Once the family readiness has been determined, the next step is bringing in new communication tools to ensure long term success in navigating challenging conversations, making decisions as a team, and managing relationships in a way that keep family bonds strong. After the important conversations have been addressed, it is time to focus on the purpose of the family wealth by building authentic alignment to family values and Family Wealth Mission Statement. Keep in mind that family wealth is more than money and real property. Family wealth may also be considered to include the strength of family relationships, the professional and personal networks, the traditions and experience of the family members, entrepreneurial family culture, etc.
Finally, once that mission statement is completed, it is important to connect it to the existing estate plans so the two are not operating in parallel. For example, the family might state that treating each other fairly is a fundamental family value. The estate documents may favor one person over another. When the estate documents are executed, the likelihood of significant arguments may ensue because everyone had a different interpretation of “equally.”
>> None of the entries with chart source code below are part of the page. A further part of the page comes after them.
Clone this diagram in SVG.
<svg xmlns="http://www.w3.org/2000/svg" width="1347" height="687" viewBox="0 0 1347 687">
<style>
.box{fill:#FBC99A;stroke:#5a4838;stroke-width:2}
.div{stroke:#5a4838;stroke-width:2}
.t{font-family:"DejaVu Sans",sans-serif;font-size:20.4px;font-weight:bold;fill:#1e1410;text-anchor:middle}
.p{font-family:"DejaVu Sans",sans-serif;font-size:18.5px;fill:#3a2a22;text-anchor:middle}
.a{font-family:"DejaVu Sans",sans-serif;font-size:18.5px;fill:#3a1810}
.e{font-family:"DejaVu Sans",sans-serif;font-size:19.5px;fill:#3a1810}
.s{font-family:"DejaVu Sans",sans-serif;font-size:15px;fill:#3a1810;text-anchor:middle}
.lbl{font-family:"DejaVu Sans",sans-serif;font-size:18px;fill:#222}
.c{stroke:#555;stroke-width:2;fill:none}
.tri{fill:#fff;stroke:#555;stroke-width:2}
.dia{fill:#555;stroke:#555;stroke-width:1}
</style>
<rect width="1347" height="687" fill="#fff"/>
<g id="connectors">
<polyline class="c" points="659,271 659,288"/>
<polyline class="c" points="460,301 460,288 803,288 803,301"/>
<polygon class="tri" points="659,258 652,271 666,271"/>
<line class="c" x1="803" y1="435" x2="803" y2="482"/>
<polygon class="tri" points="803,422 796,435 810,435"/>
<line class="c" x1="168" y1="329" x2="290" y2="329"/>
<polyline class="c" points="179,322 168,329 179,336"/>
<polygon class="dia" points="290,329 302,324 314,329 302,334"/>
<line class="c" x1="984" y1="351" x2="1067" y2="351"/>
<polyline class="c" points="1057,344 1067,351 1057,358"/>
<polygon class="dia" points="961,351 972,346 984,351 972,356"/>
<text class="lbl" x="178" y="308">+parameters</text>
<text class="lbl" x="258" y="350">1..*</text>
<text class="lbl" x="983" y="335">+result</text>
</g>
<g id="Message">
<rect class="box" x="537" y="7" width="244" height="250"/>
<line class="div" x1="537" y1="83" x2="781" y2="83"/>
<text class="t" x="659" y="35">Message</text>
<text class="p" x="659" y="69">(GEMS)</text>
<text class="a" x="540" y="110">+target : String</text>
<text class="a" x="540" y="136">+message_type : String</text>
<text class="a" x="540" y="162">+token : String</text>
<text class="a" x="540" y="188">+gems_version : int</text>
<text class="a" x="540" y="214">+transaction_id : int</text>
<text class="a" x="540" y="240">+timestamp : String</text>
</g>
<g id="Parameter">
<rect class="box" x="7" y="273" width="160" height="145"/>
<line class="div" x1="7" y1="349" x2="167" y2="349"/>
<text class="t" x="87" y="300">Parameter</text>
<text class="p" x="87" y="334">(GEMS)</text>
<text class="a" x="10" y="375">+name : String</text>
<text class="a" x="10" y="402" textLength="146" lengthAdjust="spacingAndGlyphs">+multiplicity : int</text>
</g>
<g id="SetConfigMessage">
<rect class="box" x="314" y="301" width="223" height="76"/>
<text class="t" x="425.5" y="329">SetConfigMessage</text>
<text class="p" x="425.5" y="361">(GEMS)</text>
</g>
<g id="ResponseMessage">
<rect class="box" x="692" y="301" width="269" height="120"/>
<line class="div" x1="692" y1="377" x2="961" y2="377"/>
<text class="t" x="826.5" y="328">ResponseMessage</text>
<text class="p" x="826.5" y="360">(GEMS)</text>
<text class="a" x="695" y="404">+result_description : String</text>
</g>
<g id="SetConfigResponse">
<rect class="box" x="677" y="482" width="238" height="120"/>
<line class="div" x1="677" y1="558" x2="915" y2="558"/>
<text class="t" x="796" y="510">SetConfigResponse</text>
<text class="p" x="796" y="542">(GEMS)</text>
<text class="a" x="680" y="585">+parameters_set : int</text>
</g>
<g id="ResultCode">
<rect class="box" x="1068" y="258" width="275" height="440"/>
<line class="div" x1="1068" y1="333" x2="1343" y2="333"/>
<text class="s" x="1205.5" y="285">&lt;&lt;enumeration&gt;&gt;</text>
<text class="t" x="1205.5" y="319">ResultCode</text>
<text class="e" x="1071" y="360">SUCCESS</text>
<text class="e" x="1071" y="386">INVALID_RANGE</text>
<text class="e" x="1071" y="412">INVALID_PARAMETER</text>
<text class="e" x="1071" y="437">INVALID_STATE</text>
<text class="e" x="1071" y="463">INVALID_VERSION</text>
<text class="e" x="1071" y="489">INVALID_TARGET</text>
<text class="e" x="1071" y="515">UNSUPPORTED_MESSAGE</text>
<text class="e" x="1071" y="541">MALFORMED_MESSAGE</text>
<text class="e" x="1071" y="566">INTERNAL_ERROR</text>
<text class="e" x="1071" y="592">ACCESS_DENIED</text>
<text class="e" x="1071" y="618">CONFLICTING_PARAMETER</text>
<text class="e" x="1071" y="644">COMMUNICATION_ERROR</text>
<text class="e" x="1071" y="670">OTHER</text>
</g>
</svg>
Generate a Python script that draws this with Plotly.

Creating a place for families to work on themselves is a unique and vital skill for successful wealth transfer. The research supports this premise. Roughly 65% of the reason for failed wealth transfer comes from lack of trust, not knowing how to have the right conversation at the right time, and unprepared heirs. When families trust themselves and others to have productive conversations that take care of both sides of the relationship they are inspired to go forward together. Trust is a skill that can be learned, and once that happens, the family becomes a highly effective team committed to creating a lasting family legacy.